Quando assisti “Joan Didion: The Center Will Not Hold” – documentário sobre Joan Didion disponível na Netflix –, percebi que adentrar no universo da escritora é uma tarefa um tanto complexa. Pelo visto, muitos cineastas possuem esse mesmo sentimento, visto que, apesar da vasta produção dela, apenas duas foram adaptadas para o cinema. A primeira, “O Destino que Deus me deu” em 1972, dirigida pelo seu companheiro – John Gregory Dunne – e a segunda, em 2020, por Dee Rees (“Mudbound”, “Pariah”), que assina também o roteiro.
“A Última Coisa que Ele Queria” acompanha a trajetória de Elena McMahon (Anne Hathaway), uma jornalista política que cobre as revoluções da América Central na década de 80. Eventualmente, ela abandona sua carreira para ajudar o pai (Willem Dafoe), quando este adoece. É neste intrincado de informações que o roteiro de Dee Rees, em parceira com Marco Villalobos, começa a desandar.
ROTEIRO SEM FOCO
Em quase duas horas de duração, o filme cobre em torno de uma década da vida de McMahon, que, infelizmente, só se torna conhecido devido a um curto diálogo recalcado entre ela e seu pai. A personagem passa por duras complicações como a morte de sua mãe, a difícil criação de sua filha adolescente e um diagnóstico de câncer de mama, que são apenas pincelados na construção de identidade da protagonista. A solução do roteiro é conectar todos estes perrengues com coincidências rasas que movimentam de forma forçada a trama política.

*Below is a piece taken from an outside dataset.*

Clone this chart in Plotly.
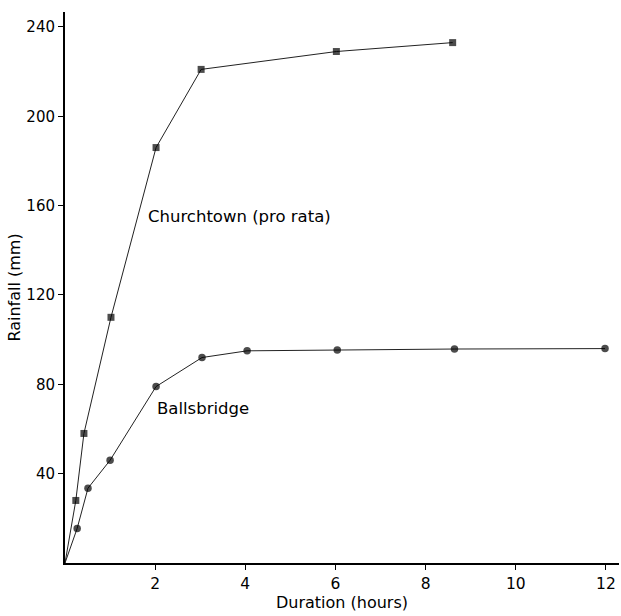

Isso choca ao pensar que os trabalhos anteriores de Dee Rees apresentam personagens complexos que eram definidos por seus relacionamentos familiares disfuncionais, que realmente causavam sensações incômodas positivas no público. Em “A Última Coisa que Ele Queria”, no entanto, as relações familiares acabam por fazer a personagem se contradizer e criam narrativas paralelas que não convergem no mesmo ritmo e nem para o mesmo final da trama principal. O filme perde força, porque a escolha de contar a história desse jeito não gera a empatia necessária para segurar a trama. O resultado é que nada se conecta: as tramas ficam flutuantes e a narrativa de perde.
A parceria Anne Hathaway/Dee Rees
Apesar dessa construção problemática, é preciso salientar que Dee Rees brilha na direção de “A Ultima Coisa Que Ele Queria”. Ela possui um olhar narrativo delicado, capaz de obter as expressões e entregas mais complexas de sua equipe. A sensibilidade da cineasta é visível nessa produção e cria o ambiente que, infelizmente, seu roteiro não consegue aproveitar. A direção, no entanto, é o que consegue despertar curiosidade no espectador e sustentar sua frágil relação com a produção.
Um exemplo disso são as cores utilizadas em cena. Enquanto McMahon se mantém firme em seus ideais e a trama política flui, a cor vermelha e os tons terrosos compõem o cenário e figurinos, demonstrando a força e intensidade da personagem. Conforme o filme vai avançando, no entanto, o vermelho cede espaço ao azul e a tons mais sombrios, denotando não apenas o momento em que a protagonista se perde, mas que o próprio filme começa a desandar.
Quem também consegue apresentar um desempenho positivo na trama é Anne Hathaway. Ela entrega uma composição madura na qual os traumas da personagem podem ser tocados em cena, mesmo sem ela entregar suas dores por meio das palavras e sem conhecermos realmente sua trajetória. Seu olhar confiante e sua postura temerária revelam as camadas complexas que compõem a personagem. Dee Rees realmente extrai o que há de melhor na atriz, uma pena que o mesmo não possa ser dito sobre o seu roteiro.
“A Última Coisa que Ele Queria” apresenta-se como um filme frágil, que tenta construir um thriller político empolgante, mas incapaz de decolar. Realmente a complexidade da narrativa de Joan Didion ainda não conseguiu ser transposta para o cinema.